Dans un autre registre, une chronique toujours en cours (le cinquième volet est publié en même temps qu'est réédité le précédent) peut être lue avec un an de retard. C'est donc avec la même joie un peu sadique que je me plongerai dans la Quatrième chronique du règne de Nicolas Ier, où Patrick Rambaud utilise son imagination dans les marges du réel.
J'aurai en revanche quelques hésitations avant d'ouvrir Suite(s) impériale(s), de Bret Easton Ellis, auteur un peu trop culte à mon goût pour que sa littérature soit tout à fait honnête - mais j'espère me tromper. Et la première semaine de janvier aura quand même été, avec ces trois livres, assez riche pour passer à la suivante.

Le 11 janvier, je ne relirai probablement pas Une forme de vie, laissant Amélie Nothomb à celles et ceux qui aiment ça - c'est rarement mon cas, et certainement pas avec ce livre-ci.

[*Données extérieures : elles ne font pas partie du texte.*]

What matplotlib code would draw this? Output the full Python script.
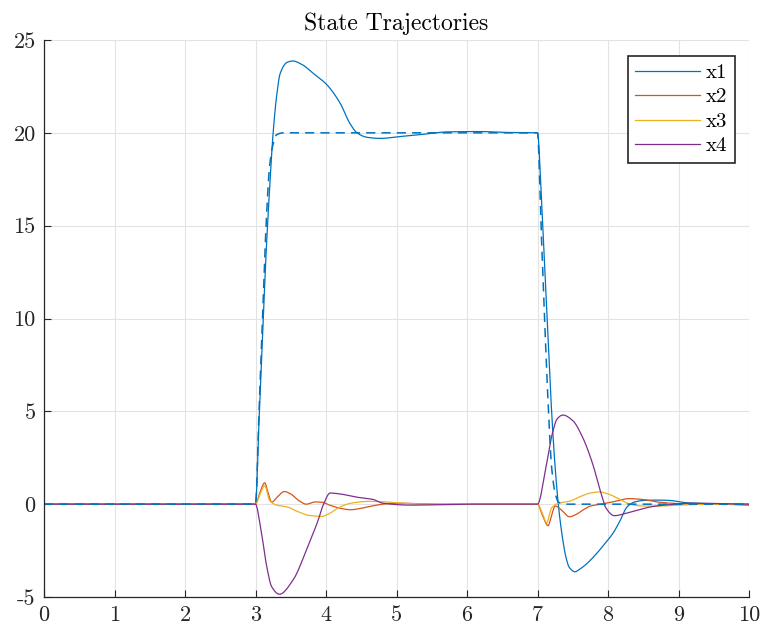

En revanche, je serai heureux de retrouver Herta Müller avec La bascule du souffle, un roman époustouflant qui justifierait bien, à lui tout seul (mais il y en a d'autres), un prix Nobel de littérature.
Mais pourquoi donc n'avais-je pas lu le deuxième roman de Jean-Baptiste Del Amo alors que j'avais beaucoup aimé le premier. Voilà qui mérite une réparation, dont l'occasion est accordée grâce à la réédition du Sel.
Tant qu'à évoquer des réparations, j'en dois une aussi à Régis Jauffret, dont je n'ai pas lu Tibère et Marjorie.

Ce sont quelques envies, parmi beaucoup d'autres, dont les conséquences trouveront un écho ici (et ailleurs).